My Assessment: Below Average Isn’t Bad Enough for Him

 

 

Herbert Hoover (1929-1933)

Let’s get this out of the way. Herbet Hoover did not cause the Depression; he just had his hand on the tiller when it happened. The blame is almost exclusively on the previous two administrations. He may share some blame because he was Secretary of Commerce at the time, but not all of it. What he should be held accountable for is that he spent two full years basically not doing nearly enough to get the country back on track.

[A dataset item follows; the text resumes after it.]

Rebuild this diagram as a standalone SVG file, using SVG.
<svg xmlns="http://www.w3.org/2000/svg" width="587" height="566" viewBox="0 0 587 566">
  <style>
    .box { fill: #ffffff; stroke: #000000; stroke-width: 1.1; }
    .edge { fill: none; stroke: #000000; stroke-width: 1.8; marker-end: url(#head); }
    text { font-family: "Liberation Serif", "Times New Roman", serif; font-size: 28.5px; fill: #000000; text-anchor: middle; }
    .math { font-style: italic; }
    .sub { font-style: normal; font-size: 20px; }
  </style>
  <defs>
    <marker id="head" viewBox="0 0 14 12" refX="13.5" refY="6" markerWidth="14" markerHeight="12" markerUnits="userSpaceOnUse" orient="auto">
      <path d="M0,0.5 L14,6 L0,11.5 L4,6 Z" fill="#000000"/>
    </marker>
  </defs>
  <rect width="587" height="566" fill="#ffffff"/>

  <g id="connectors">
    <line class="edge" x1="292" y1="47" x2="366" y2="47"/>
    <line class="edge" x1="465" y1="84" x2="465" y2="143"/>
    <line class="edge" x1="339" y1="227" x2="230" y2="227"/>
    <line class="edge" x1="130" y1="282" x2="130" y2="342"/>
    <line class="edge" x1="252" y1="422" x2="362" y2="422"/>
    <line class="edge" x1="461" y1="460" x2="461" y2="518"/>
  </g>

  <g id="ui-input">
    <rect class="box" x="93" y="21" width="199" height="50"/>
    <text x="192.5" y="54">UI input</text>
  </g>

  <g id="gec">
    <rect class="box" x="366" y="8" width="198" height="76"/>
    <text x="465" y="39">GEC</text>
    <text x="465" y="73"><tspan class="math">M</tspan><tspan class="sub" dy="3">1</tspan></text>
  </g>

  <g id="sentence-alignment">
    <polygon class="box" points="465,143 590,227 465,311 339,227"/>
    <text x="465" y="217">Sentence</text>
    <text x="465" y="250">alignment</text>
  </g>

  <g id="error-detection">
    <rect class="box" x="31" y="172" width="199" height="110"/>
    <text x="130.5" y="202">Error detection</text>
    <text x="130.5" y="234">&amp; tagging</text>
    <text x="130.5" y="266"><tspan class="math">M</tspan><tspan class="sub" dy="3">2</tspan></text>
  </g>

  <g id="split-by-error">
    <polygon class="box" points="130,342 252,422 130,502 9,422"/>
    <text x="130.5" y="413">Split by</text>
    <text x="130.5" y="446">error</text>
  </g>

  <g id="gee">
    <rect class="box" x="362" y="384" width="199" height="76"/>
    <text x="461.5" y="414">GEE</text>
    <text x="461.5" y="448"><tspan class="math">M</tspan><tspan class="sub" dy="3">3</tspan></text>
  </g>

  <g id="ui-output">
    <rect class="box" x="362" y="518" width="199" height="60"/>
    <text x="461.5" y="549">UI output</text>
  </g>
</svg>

And the thing is, Hoover was by far the most qualified man to do that. He had been head of European relief in the aftermath of World War I and because of his abilities millions of Europeans were saved from starvation and ruin. He should have been more than able to apply the same philosophies to America, and he certainly had the Republican majorities to do so. It’s likely the Democrats would have gone along with it to save the country, at least until November 1930. But during that period, and indeed beyond it, Hoover didn’t do nearly enough to help. And when he ran for reelection even though many of FDR’s policies were not initially far removed from his, he berated that they would destroy the country and ‘that grass would grow in the streets of New York.” He was a millstone around the GOP’s neck for the next twenty years and it wasn’t until Truman became President that he finally got redemption of a sort.

Hoover has been ranked among the average Presidents overtime which is still far too high. He has dropped to the below average rankings and its hard to argue that’s the wrong call. Unlike some of the people lower down on this list, he tried to solve the crisis he’d been handed. But he was just as inept as many at trying to fix what other people had broken.